## Task instructions
Find the lines of data that contain the string "chart", then list them.
+++ Material provided +++
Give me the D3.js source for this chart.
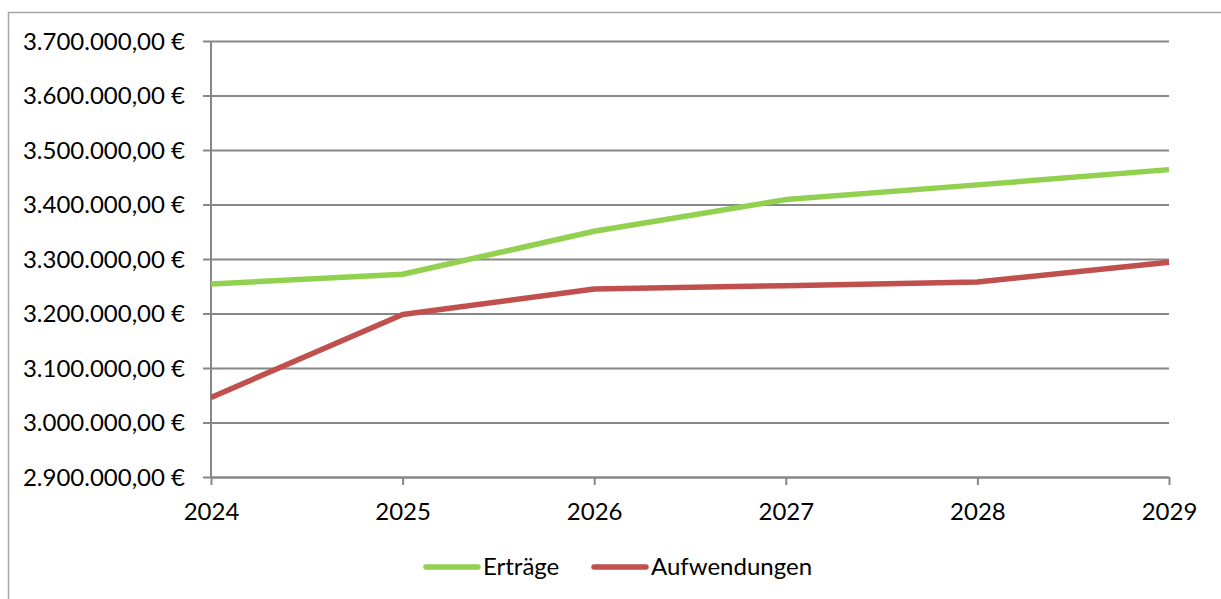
<!DOCTYPE html>
<html>
<head>
<meta charset="utf-8">
<script src="https://cdn.jsdelivr.net/npm/d3@7"></script>
<style>
  body { margin: 0; background: #fff; }
  text { font-family: Lato, "Open Sans", sans-serif; fill: #000; }
</style>
</head>
<body>
<div id="chart"></div>
<script>
var years = [2024, 2025, 2026, 2027, 2028, 2029];
var ertraege = [3254000, 3272000, 3351000, 3409000, 3436000, 3464000];
var aufwendungen = [3046000, 3198000, 3245000, 3251000, 3258000, 3294000];
var yTicks = [2900000, 3000000, 3100000, 3200000, 3300000, 3400000, 3500000, 3600000, 3700000];
var seriesNames = ["Erträge", "Aufwendungen"];
var seriesColors = ["#92d050", "#c0504d"];

var width = 1221, height = 599;
var plotL = 211, plotR = 1169, plotT = 41, plotB = 477;

var svg = d3.select("#chart").append("svg")
  .attr("width", width)
  .attr("height", height);

// chart frame (runs off the right and bottom edge like the screenshot)
svg.append("rect")
  .attr("x", 8.5).attr("y", 12.5)
  .attr("width", 1230).attr("height", 600)
  .attr("fill", "none")
  .attr("stroke", "#a6a6a6")
  .attr("stroke-width", 1.5);

var x = d3.scaleLinear().domain([2024, 2029]).range([plotL, plotR]);
var y = d3.scaleLinear().domain([2900000, 3700000]).range([plotB, plotT]);

var fmt = d3.formatLocale({decimal: ",", thousands: ".", grouping: [3], currency: ["", " €"]});
var money = fmt.format(",.2f");

// gridlines + y ticks
var yAxis = svg.append("g")
  .attr("transform", "translate(" + plotL + ",0)")
  .call(d3.axisLeft(y).tickValues(yTicks).tickSize(-(plotR - plotL)).tickSizeOuter(0)
    .tickFormat(function(d){ return money(d) + " €"; }));
yAxis.select(".domain").remove();
yAxis.selectAll(".tick line")
  .attr("x1", -8)
  .attr("stroke", "#878787")
  .attr("stroke-width", 2);
yAxis.selectAll(".tick text")
  .attr("x", -26)
  .attr("dy", "0.35em")
  .style("font-size", "24px");

// y axis line
svg.append("line")
  .attr("x1", plotL).attr("x2", plotL)
  .attr("y1", plotT).attr("y2", plotB)
  .attr("stroke", "#878787").attr("stroke-width", 2);

// x axis
var xAxis = svg.append("g")
  .attr("transform", "translate(0," + plotB + ")")
  .call(d3.axisBottom(x).tickValues(years).tickSize(8).tickSizeOuter(0)
    .tickFormat(d3.format("d")));
xAxis.select(".domain")
  .attr("stroke", "#878787").attr("stroke-width", 2);
xAxis.selectAll(".tick line")
  .attr("stroke", "#878787").attr("stroke-width", 2);
xAxis.selectAll(".tick text")
  .attr("y", 35)
  .attr("dy", "0.35em")
  .style("font-size", "24px");

var line = d3.line()
  .x(function(d, i){ return x(years[i]); })
  .y(function(d){ return y(d); });

[ertraege, aufwendungen].forEach(function(vals, i){
  svg.append("path")
    .datum(vals)
    .attr("d", line)
    .attr("fill", "none")
    .attr("stroke", seriesColors[i])
    .attr("stroke-width", 5.5)
    .attr("stroke-linejoin", "round");
});

// legend
var legendPos = [424, 592];
var legend = svg.append("g");
seriesNames.forEach(function(name, i){
  var g = legend.append("g").attr("transform", "translate(" + legendPos[i] + ",567)");
  g.append("line")
    .attr("x1", 2).attr("x2", 54)
    .attr("stroke", seriesColors[i])
    .attr("stroke-width", 5.5)
    .attr("stroke-linecap", "round");
  g.append("text")
    .attr("x", 59)
    .attr("dy", "0.35em")
    .style("font-size", "24px")
    .text(name);
});
</script>
</body>
</html>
+++
## Right answer
Give me the D3.js source for this chart.
<div id="chart"></div>
var svg = d3.select("#chart").append("svg")
// chart frame (runs off the right and bottom edge like the screenshot)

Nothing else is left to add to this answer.